Les tridents tirent leur force de leur légèreté. Si le volume les rassemblant pèse lourd et si l’on y perçoit l’urgence vitale d’écrire et de noter, Jacques Roubaud ouvre cette forme poétique aussi grand que possible et joue avec elle avec grâce. Sur la page, les vers pivots, en deuxième place, précédés d’un petit signe de croix dans un cercle, clignotent et font la roue : « ⊗ j’ai choisi ce signe : / ⊗, pour marquer / des vers, là, la “tourne” ». Les syllabes elles-mêmes s’emmêlent et sautillent entre les lignes et les numéros qui précèdent chaque trident : « Mélilots : méli-mélo des / mélilots / mêlant mes lilas ». Entre les plus de 4 000 tridents, on entend le plaisir de la langue, un babil que rien ne semble vouloir interrompre. Jacques Roubaud déjoue alors la contrainte qui apparaît plutôt ici, et, comme il l’évoquait déjà notamment dans Poétique. Remarques, comme un potentiel ouvrant un « monde possible de poésie ».
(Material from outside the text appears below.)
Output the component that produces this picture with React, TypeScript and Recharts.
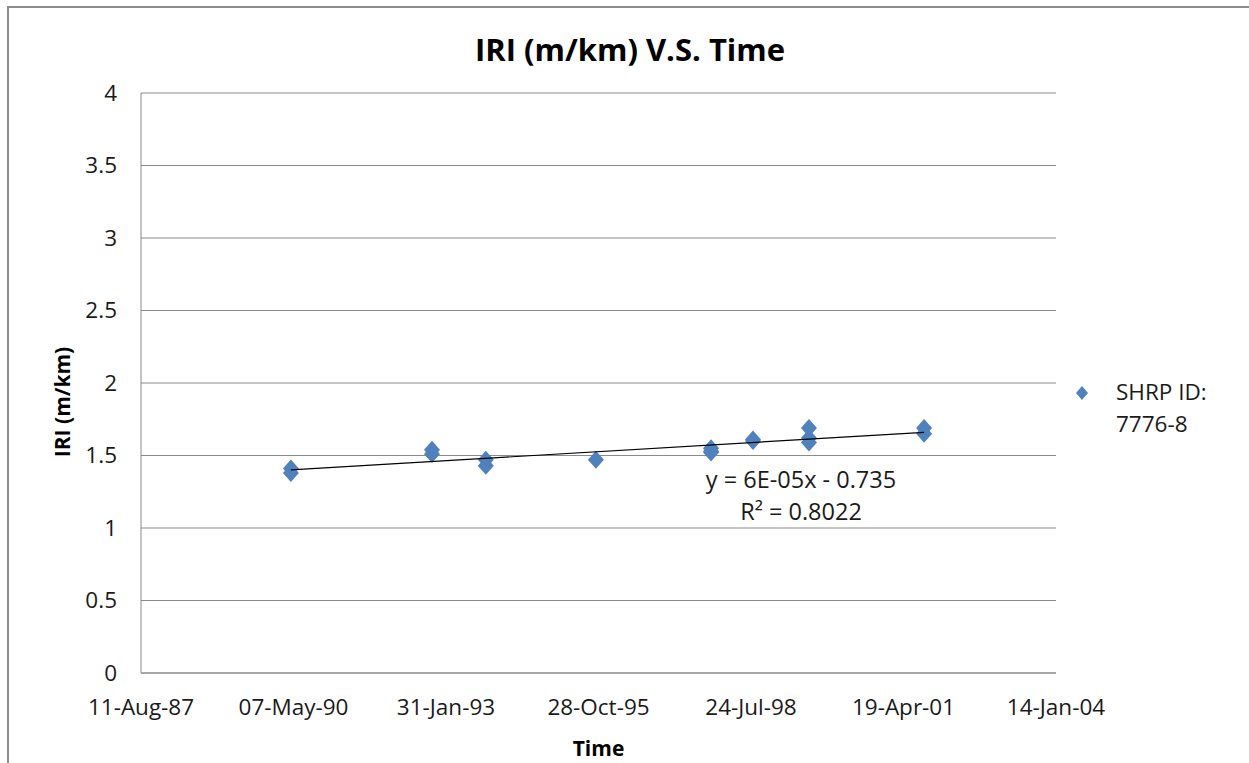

Jacques Roubaud nous donne ici à lire le monde possible qu’il crée et invente en liberté depuis près de vingt ans. Comme dans Peut-être ou la nuit de dimanche, l’écriture apparaît en mouvement, dans sa dimension imparfaite, « déperfectionnée » disait-il encore. Cette « déperfection » apparaît à l’œuvre dans ces tridents qui se retiennent comme ils s’oublient, se succédant dans une profusion enivrante. Tridents laisse entrevoir un autre rapport à la lecture comme à l’écriture et met au jour le travail qui la sous-tend, quotidien, angoissé, où la lutte douloureuse côtoie le jeu – de go, de chiffres et de lettres –, pêche et harponnage « dans l’eau lourde des souvenirs ». Au-dessus, surnagent des touches de couleurs et de souvenirs en fleurs, iris, glycines, dahlias… « matin, 1942 : sous les dahlias vois / l’eau entrer / dans la terre sombre ».